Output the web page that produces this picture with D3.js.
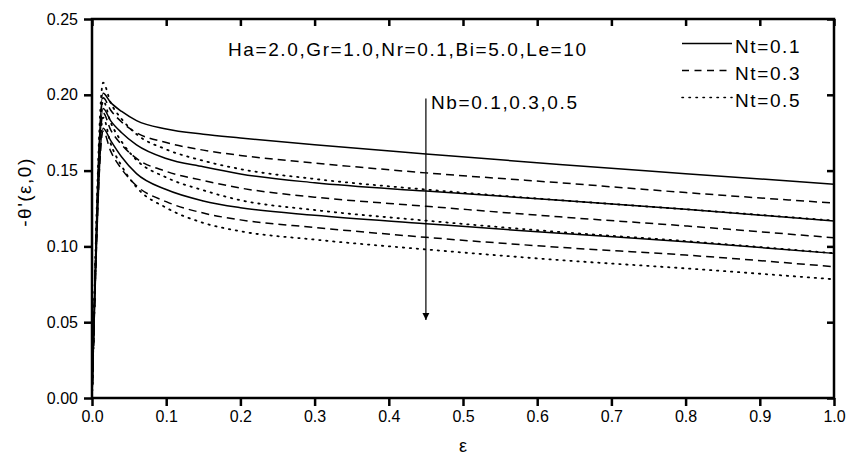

******

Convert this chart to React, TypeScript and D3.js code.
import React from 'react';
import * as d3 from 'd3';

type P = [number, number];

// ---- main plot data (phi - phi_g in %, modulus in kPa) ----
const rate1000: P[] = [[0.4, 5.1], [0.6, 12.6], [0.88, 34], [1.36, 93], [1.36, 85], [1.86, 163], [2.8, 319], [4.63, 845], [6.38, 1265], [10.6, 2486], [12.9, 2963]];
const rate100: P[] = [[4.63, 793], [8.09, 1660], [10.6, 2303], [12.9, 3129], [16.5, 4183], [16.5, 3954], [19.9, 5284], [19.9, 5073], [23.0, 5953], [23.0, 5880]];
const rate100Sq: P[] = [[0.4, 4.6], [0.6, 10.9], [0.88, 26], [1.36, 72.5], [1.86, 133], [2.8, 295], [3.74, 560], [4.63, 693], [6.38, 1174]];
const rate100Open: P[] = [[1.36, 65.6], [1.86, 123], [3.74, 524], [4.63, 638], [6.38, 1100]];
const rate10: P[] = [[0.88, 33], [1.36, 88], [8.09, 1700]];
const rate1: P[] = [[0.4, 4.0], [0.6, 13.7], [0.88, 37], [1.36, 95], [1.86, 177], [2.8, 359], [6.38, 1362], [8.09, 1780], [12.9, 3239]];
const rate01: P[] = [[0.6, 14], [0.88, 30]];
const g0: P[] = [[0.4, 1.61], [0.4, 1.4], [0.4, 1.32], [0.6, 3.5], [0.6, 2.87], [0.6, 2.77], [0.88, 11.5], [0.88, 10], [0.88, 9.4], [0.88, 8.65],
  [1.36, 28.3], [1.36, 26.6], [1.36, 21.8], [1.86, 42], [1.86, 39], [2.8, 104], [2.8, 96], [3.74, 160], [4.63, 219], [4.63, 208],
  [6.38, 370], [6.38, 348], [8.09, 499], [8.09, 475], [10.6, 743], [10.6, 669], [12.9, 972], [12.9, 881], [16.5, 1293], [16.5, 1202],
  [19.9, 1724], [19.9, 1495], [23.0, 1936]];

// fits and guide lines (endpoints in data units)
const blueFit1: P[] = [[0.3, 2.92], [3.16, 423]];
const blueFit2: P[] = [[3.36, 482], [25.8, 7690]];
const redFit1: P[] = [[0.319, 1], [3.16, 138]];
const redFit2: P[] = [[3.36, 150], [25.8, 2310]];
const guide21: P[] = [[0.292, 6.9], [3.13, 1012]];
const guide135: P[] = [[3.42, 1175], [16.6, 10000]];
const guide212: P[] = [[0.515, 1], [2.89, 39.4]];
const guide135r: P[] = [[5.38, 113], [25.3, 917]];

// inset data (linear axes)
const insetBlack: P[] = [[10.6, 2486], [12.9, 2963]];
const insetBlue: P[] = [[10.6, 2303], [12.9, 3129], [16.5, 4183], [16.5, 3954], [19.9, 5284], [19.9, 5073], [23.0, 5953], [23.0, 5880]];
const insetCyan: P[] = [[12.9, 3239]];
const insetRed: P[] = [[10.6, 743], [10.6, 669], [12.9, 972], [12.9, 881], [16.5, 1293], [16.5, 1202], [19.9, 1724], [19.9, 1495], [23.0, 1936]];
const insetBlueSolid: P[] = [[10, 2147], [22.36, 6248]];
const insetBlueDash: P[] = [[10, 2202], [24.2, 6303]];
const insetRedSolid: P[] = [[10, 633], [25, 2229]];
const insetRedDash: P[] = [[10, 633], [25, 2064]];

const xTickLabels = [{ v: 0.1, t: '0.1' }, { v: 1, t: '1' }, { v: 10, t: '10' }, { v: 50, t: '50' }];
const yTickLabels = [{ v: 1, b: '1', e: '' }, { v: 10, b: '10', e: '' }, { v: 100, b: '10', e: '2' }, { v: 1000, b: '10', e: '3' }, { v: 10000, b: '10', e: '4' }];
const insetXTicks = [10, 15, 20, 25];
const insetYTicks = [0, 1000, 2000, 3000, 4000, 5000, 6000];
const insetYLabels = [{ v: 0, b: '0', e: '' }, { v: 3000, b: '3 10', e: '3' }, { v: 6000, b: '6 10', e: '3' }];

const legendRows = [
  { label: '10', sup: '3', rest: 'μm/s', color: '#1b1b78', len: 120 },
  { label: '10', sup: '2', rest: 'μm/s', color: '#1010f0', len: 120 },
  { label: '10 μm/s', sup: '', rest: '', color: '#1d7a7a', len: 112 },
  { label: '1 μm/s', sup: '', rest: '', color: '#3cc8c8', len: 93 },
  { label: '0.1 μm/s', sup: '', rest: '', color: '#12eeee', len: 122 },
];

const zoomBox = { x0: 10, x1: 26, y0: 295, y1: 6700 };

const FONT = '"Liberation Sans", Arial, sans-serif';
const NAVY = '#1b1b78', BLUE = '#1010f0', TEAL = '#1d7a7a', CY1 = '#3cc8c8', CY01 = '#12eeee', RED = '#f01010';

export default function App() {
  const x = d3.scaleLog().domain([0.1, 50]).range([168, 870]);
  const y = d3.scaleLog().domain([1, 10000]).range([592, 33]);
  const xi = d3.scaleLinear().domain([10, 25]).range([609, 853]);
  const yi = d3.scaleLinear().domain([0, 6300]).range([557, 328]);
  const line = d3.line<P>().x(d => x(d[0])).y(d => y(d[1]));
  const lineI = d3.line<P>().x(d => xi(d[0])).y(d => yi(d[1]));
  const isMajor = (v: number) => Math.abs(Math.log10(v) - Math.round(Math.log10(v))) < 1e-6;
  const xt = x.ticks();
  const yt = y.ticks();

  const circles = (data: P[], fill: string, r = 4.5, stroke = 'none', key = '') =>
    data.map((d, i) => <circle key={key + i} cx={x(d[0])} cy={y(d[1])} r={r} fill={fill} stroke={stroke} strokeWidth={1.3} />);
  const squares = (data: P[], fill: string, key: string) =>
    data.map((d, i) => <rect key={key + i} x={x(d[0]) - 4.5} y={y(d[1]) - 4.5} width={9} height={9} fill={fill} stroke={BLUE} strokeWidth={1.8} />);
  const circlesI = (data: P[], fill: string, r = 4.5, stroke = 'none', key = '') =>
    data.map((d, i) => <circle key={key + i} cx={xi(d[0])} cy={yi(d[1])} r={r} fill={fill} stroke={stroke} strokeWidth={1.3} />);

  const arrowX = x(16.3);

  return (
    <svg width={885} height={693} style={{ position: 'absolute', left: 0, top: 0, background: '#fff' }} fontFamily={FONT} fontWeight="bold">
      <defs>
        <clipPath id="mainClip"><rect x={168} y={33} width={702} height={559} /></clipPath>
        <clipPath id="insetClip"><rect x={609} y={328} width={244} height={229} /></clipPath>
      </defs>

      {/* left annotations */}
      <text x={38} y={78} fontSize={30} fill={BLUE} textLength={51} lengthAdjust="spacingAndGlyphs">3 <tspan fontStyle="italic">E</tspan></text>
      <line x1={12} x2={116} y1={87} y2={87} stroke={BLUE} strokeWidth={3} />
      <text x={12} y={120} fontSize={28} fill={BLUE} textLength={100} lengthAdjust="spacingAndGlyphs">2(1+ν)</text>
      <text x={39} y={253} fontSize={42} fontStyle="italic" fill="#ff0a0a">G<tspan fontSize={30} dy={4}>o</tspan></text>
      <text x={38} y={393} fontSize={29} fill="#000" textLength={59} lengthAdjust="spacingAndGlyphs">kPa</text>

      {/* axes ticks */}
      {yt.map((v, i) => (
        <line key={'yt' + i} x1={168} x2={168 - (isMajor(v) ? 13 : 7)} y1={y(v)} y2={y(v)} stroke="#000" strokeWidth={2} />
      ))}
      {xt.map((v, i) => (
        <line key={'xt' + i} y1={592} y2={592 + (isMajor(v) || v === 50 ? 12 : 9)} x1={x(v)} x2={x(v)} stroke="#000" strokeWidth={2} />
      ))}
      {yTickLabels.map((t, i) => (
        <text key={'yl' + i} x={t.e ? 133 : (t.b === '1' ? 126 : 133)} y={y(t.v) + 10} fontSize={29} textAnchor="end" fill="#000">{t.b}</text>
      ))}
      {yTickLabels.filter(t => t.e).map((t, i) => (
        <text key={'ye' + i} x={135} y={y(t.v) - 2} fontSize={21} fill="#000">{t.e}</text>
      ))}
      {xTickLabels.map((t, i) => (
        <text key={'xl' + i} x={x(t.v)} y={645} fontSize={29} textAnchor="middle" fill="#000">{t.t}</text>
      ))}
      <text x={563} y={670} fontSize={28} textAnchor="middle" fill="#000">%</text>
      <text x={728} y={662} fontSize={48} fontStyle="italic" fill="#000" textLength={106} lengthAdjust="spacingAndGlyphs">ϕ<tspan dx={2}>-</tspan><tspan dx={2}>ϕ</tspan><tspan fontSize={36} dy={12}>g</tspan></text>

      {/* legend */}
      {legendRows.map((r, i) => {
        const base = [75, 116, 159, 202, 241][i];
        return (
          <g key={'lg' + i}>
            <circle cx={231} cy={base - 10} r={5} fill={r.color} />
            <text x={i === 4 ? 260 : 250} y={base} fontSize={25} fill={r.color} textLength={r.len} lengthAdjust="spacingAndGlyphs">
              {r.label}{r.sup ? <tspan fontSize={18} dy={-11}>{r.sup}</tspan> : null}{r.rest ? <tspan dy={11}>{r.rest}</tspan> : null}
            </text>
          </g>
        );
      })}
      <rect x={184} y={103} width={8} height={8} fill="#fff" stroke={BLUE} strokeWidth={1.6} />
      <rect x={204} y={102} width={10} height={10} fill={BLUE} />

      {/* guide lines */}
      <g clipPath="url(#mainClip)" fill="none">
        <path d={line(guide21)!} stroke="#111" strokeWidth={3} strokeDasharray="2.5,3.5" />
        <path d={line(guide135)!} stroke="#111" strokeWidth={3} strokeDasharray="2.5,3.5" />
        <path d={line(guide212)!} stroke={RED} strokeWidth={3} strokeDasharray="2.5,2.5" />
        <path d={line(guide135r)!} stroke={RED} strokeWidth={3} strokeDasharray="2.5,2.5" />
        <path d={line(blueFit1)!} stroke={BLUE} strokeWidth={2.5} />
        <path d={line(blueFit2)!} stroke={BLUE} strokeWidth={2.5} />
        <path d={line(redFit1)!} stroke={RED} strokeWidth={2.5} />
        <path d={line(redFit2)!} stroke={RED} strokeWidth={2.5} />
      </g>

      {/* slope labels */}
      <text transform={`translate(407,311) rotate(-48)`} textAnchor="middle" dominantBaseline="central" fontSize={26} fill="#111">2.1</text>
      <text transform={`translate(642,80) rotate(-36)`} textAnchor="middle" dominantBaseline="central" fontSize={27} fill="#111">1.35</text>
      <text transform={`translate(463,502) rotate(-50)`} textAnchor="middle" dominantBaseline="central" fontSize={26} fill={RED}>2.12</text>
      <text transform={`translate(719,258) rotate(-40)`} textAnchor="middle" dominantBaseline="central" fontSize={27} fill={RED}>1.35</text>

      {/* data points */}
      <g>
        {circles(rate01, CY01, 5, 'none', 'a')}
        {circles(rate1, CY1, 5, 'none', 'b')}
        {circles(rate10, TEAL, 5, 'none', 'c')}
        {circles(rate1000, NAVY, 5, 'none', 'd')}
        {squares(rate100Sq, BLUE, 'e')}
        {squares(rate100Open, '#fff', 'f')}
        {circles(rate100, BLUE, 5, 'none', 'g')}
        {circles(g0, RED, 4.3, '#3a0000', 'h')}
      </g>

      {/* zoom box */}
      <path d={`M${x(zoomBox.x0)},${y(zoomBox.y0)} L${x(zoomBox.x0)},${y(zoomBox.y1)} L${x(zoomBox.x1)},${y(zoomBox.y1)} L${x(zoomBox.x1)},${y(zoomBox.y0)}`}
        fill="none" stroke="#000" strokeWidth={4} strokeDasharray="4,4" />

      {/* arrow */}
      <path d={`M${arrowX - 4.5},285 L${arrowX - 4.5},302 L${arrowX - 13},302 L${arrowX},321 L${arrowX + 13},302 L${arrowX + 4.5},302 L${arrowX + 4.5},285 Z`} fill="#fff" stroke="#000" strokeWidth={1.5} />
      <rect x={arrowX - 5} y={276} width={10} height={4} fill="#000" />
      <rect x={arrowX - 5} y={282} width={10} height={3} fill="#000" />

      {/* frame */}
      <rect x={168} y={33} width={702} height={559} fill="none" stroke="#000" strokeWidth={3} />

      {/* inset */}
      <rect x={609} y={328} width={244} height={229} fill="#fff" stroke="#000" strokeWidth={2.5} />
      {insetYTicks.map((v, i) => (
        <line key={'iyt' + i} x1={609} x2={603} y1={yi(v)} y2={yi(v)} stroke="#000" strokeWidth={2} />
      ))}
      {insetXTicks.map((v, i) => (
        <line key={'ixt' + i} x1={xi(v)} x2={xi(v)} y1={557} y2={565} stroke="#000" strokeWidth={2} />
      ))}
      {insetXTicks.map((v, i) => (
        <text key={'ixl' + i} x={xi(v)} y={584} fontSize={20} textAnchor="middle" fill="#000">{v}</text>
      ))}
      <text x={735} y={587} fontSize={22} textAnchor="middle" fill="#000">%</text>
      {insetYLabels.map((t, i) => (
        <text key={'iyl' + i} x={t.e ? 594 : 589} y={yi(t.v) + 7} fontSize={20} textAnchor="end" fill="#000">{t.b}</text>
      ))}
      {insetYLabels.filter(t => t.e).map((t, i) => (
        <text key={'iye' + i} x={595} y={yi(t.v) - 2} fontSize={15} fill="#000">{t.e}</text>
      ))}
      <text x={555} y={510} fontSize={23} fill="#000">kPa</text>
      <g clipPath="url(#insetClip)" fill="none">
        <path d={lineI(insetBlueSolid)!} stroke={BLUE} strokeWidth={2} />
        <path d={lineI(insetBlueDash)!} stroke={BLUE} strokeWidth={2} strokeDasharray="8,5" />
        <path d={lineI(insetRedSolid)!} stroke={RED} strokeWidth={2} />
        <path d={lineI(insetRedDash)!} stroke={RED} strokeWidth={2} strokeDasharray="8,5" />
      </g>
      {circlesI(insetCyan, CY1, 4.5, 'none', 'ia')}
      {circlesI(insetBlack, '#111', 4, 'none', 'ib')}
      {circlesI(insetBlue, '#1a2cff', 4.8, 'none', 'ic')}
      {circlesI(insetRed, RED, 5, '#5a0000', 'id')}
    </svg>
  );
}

******

| Exercise |
From the entries above, copy every line where the word "this" shows up.

| Expected answer |
Output the web page that produces this picture with D3.js.
Convert this chart to React, TypeScript and D3.js code.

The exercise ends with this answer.